Prove an identity of the infimum of entropy function

217 Views Asked by At

I came across the following identity (which can be seen as entropy minimization) which I would like to prove but I am not sure if my thinking is correct:

\begin{equation} \inf_{\mathbf{1}^Tz=1} \sum_{i=1}^{m}z_i\log(z_i)=\log\left( \frac{1}{m} \right) \end{equation}

To start off, I provide my current findings first. Without loss of generality, we can assume $z_1\leq\ldots\leq z_m$. Then: \begin{equation} 1=\mathbf{1}^Tz \geq mz_1 \Rightarrow z_1\leq \frac{1}{m} \end{equation} and \begin{equation} \sum_{i=1}^{m}z_i\log(z_i) \geq (z_1+\ldots+z_m)\log(z_1) \end{equation}

Here, I would like to have $\log\left(z_1\right)\geq\log\left( \frac{1}{m} \right)$ to get the desired identity when taking the infimum, but this is obviously not right since above we already showed that $z_1\leq \frac{1}{m}$.

What am I doing or thinking wrong here?

1

There are 1 best solutions below

0
On

As suggested in the comments, this minimization is related to the well-known entropy maximization problem (measure of information):

\begin{equation} \sup_{\mathbf{1}^Tz=1} f(z) = \sum_{i=1}^{m} -z_i\log(z_i) \end{equation}

where $z_1,\ldots,z_m$ can be thought of as probabilities such that the total probability adds to one (this is indeed our constraint).

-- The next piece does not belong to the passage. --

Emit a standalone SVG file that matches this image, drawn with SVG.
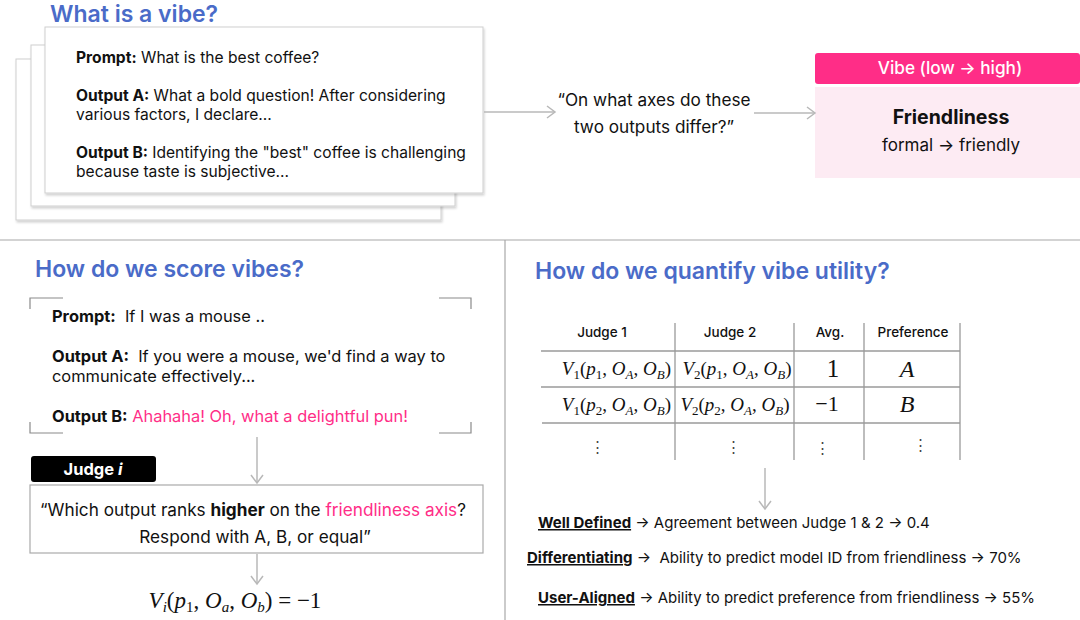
<svg xmlns="http://www.w3.org/2000/svg" width="1080" height="620" viewBox="0 0 1080 620">
<defs>
<style>
.t{font-family:Inter,"Noto Sans","Liberation Sans",sans-serif;fill:#111;}
.h{font-family:Inter,"Noto Sans","Liberation Sans",sans-serif;fill:#4a6bc8;font-weight:600;font-size:23px;}
.b{font-weight:700;}
.pk{fill:#ff2d87;}
.m{font-family:"Liberation Serif","DejaVu Serif",serif;fill:#111;font-size:19px;}
.i{font-style:italic;}
.card{fill:#fff;stroke:#cfcfcf;stroke-width:1;}
.rule{stroke:#a8a8a8;stroke-width:1.2;fill:none;}
.br{stroke:#8a8a8a;stroke-width:1.2;fill:none;}
.tl{stroke:#9a9a9a;stroke-width:1.3;}
.arr{stroke:#b8b8b8;stroke-width:1.5;fill:none;marker-end:url(#ah);}
.u{text-decoration:underline;}
</style>
<marker id="ah" markerWidth="12" markerHeight="14" refX="9" refY="7" orient="auto" markerUnits="userSpaceOnUse">
<path d="M1,1 L9,7 L1,13" fill="none" stroke="#b8b8b8" stroke-width="1.5"/>
</marker>
<filter id="sh" x="-5%" y="-5%" width="112%" height="115%">
<feDropShadow dx="1" dy="2" stdDeviation="1.2" flood-color="#000" flood-opacity="0.18"/>
</filter>
</defs>
<rect width="1080" height="620" fill="#fff"/>

<!-- dividers -->
<g id="dividers">
<line class="rule" x1="0" y1="240" x2="1080" y2="240"/>
<line class="rule" x1="505" y1="240" x2="505" y2="620"/>
</g>

<!-- titles -->
<text class="h" x="50" y="22">What is a vibe?</text>
<text class="h" x="35" y="277">How do we score vibes?</text>
<text class="h" x="535" y="279">How do we quantify vibe utility?</text>

<!-- stacked example cards -->
<g id="example-cards">
<rect class="card" x="16" y="59" width="425" height="161" filter="url(#sh)"/>
<rect class="card" x="31" y="45" width="424" height="161" filter="url(#sh)"/>
<rect class="card" x="45" y="27" width="438" height="166" filter="url(#sh)"/>
<text class="t" font-size="15.6"><tspan x="76" y="63"><tspan class="b">Prompt:</tspan> What is the best coffee?</tspan></text>
<text class="t" font-size="15.6"><tspan x="76" y="101"><tspan class="b">Output A:</tspan> What a bold question! After considering</tspan><tspan x="76" y="120">various factors, I declare...</tspan></text>
<text class="t" font-size="15.6"><tspan x="76" y="158"><tspan class="b">Output B:</tspan> Identifying the "best" coffee is challenging</tspan><tspan x="76" y="177">because taste is subjective...</tspan></text>
</g>

<g id="question">
<text class="t" font-size="17.2" text-anchor="middle"><tspan x="654" y="106">“On what axes do these</tspan><tspan x="654" y="133">two outputs differ?”</tspan></text>
</g>

<g id="vibe-box">
<rect x="815" y="53" width="265" height="31" rx="3" fill="#ff2d87"/>
<text class="t" x="950" y="74" font-size="17.2" text-anchor="middle" style="fill:#fff;font-weight:500">Vibe (low → high)</text>
<rect x="815" y="87" width="265" height="91" fill="#fdebf3"/>
<text class="t b" x="951" y="124" font-size="19.5" text-anchor="middle">Friendliness</text>
<text class="t" x="951" y="151" font-size="17" text-anchor="middle">formal → friendly</text>
</g>

<!-- score vibes example -->
<g id="mouse-example">
<path class="br" d="M30,309 V298 H63 M439,298 H471 V309 M30,422 V433 H63 M439,433 H471 V422"/>
<text class="t" font-size="16.4"><tspan x="52" y="322"><tspan class="b">Prompt:</tspan>&#160; If I was a mouse ..</tspan></text>
<text class="t" font-size="16.4"><tspan x="52" y="362"><tspan class="b">Output A:</tspan>&#160; If you were a mouse, we'd find a way to</tspan><tspan x="52" y="382">communicate effectively...</tspan></text>
<text class="t" font-size="16.4"><tspan x="52" y="422"><tspan class="b">Output B:</tspan> <tspan class="pk">Ahahaha! Oh, what a delightful pun!</tspan></tspan></text>
</g>

<g id="judge-label">
<rect x="31" y="456" width="125" height="26" rx="3" fill="#000"/>
<text class="t b" x="93" y="475" font-size="16.5" text-anchor="middle" style="fill:#fff">Judge <tspan class="i">i</tspan></text>
</g>

<g id="judge-prompt">
<rect x="30" y="485" width="453" height="68" fill="#fff" stroke="#aaa" stroke-width="1.2"/>
<text class="t" font-size="17.2" text-anchor="middle"><tspan x="253" y="516">“Which output ranks <tspan class="b">higher</tspan> on the <tspan class="pk">friendliness axis</tspan>?</tspan><tspan x="255" y="543">Respond with A, B, or equal”</tspan></text>
</g>

<g id="score-formula">
<text class="m" x="235" y="608" text-anchor="middle" style="font-size:23px"><tspan class="i">V</tspan><tspan dy="4" style="font-size:15px" class="i">i</tspan><tspan dy="-4">(</tspan><tspan class="i">p</tspan><tspan dy="4" style="font-size:15px">1</tspan><tspan dy="-4">, </tspan><tspan class="i">O</tspan><tspan dy="4" style="font-size:15px" class="i">a</tspan><tspan dy="-4">, </tspan><tspan class="i">O</tspan><tspan dy="4" style="font-size:15px" class="i">b</tspan><tspan dy="-4">) = −1</tspan></text>
</g>

<!-- table -->
<g id="utility-table">
<line class="tl" x1="675" y1="323" x2="675" y2="460"/>
<line class="tl" x1="794" y1="323" x2="794" y2="460"/>
<line class="tl" x1="864" y1="323" x2="864" y2="460"/>
<line class="tl" x1="960" y1="323" x2="960" y2="460"/>
<line class="tl" x1="541" y1="351" x2="960" y2="351"/>
<line class="tl" x1="541" y1="387" x2="960" y2="387"/>
<line class="tl" x1="542" y1="423" x2="960" y2="423"/>
<g class="t" font-size="13.5" text-anchor="middle" style="font-weight:500">
<text x="602" y="337">Judge 1</text>
<text x="730" y="337">Judge 2</text>
<text x="830" y="337">Avg.</text>
<text x="913" y="337">Preference</text>
</g>
<text class="m" x="671" y="375" text-anchor="end"><tspan class="i">V</tspan><tspan dy="4" style="font-size:13px">1</tspan><tspan dy="-4">(</tspan><tspan class="i">p</tspan><tspan dy="4" style="font-size:13px">1</tspan><tspan dy="-4">, </tspan><tspan class="i">O</tspan><tspan dy="4" style="font-size:13px" class="i">A</tspan><tspan dy="-4">, </tspan><tspan class="i">O</tspan><tspan dy="4" style="font-size:13px" class="i">B</tspan><tspan dy="-4">)</tspan></text>
<text class="m" x="737" y="375" text-anchor="middle"><tspan class="i">V</tspan><tspan dy="4" style="font-size:13px">2</tspan><tspan dy="-4">(</tspan><tspan class="i">p</tspan><tspan dy="4" style="font-size:13px">1</tspan><tspan dy="-4">, </tspan><tspan class="i">O</tspan><tspan dy="4" style="font-size:13px" class="i">A</tspan><tspan dy="-4">, </tspan><tspan class="i">O</tspan><tspan dy="4" style="font-size:13px" class="i">B</tspan><tspan dy="-4">)</tspan></text>
<text class="m" x="671" y="411" text-anchor="end"><tspan class="i">V</tspan><tspan dy="4" style="font-size:13px">1</tspan><tspan dy="-4">(</tspan><tspan class="i">p</tspan><tspan dy="4" style="font-size:13px">2</tspan><tspan dy="-4">, </tspan><tspan class="i">O</tspan><tspan dy="4" style="font-size:13px" class="i">A</tspan><tspan dy="-4">, </tspan><tspan class="i">O</tspan><tspan dy="4" style="font-size:13px" class="i">B</tspan><tspan dy="-4">)</tspan></text>
<text class="m" x="735" y="411" text-anchor="middle"><tspan class="i">V</tspan><tspan dy="4" style="font-size:13px">2</tspan><tspan dy="-4">(</tspan><tspan class="i">p</tspan><tspan dy="4" style="font-size:13px">2</tspan><tspan dy="-4">, </tspan><tspan class="i">O</tspan><tspan dy="4" style="font-size:13px" class="i">A</tspan><tspan dy="-4">, </tspan><tspan class="i">O</tspan><tspan dy="4" style="font-size:13px" class="i">B</tspan><tspan dy="-4">)</tspan></text>
<text class="m" x="833" y="377" text-anchor="middle" style="font-size:25px">1</text>
<text class="m i" x="907" y="377" text-anchor="middle" style="font-size:24px">A</text>
<text class="m" x="827" y="411" text-anchor="middle" style="font-size:22px">−1</text>
<text class="m i" x="907" y="412" text-anchor="middle" style="font-size:24px">B</text>
<g class="m" text-anchor="middle" style="font-size:15px;fill:#444">
<text x="597" y="452">⋮</text>
<text x="733" y="452">⋮</text>
<text x="822" y="453">⋮</text>
<text x="920" y="450">⋮</text>
</g>
</g>

<g id="criteria">
<text class="t" font-size="15"><tspan x="538" y="528"><tspan class="b u">Well Defined</tspan> → Agreement between Judge 1 &amp; 2 → 0.4</tspan></text>
<text class="t" font-size="15"><tspan x="527" y="563"><tspan class="b u">Differentiating</tspan> →&#160; Ability to predict model ID from friendliness → 70%</tspan></text>
<text class="t" font-size="15"><tspan x="538" y="603"><tspan class="b u">User-Aligned</tspan> → Ability to predict preference from friendliness → 55%</tspan></text>
</g>

<!-- connectors -->
<g id="connectors">
<path class="arr" d="M484,112 H555"/>
<path class="arr" d="M754,113 H815"/>
<path class="arr" d="M257,437 V483"/>
<path class="arr" d="M257,554 V584"/>
<path class="arr" d="M765,468 V509"/>
</g>
</svg>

For feasibility of this optimization problem, there is also the implicit constraint that $z_i>0$. Otherwise, we define $0\log(0)=0$ to represent the case when no information is conveyed.

Since $f(z)$ is (at least) twice differentiable, the first-order optimality condition gives that

\begin{equation} \frac{\partial f(z)}{\partial z_i} = -\log(z_i) - 1 = 0 \Rightarrow z_i = e^{-1} \end{equation}

which is independent of the index $i$. In other words, at the optimum the probabilities will be the same. We also note that this extreme point is a maxima since $\frac{\partial^2 f(z)}{\partial z_i^2} = -\frac{1}{z_i} = -e<0$, which means that the supremum will be bounded above.

The optimal value $z_i = e^{-1}$ can be related to $m$ as

\begin{equation} 1=\mathbf{1}^Tz= \sum_{i=1}^{m} z_i = me^{-1} \Rightarrow e^{-1}=\frac{1}{m} \Rightarrow z_i=\frac{1}{m} \end{equation}

Plugging this back into the objective function we get maximum entropy as

\begin{equation} \sum_{i=1}^{m} -\frac{1}{m}\log\left(\frac{1}{m}\right) = -\log\left(\frac{1}{m}\right) \end{equation}

or, in the case of the original problem, minimum entropy $\log\left(\frac{1}{m}\right)$.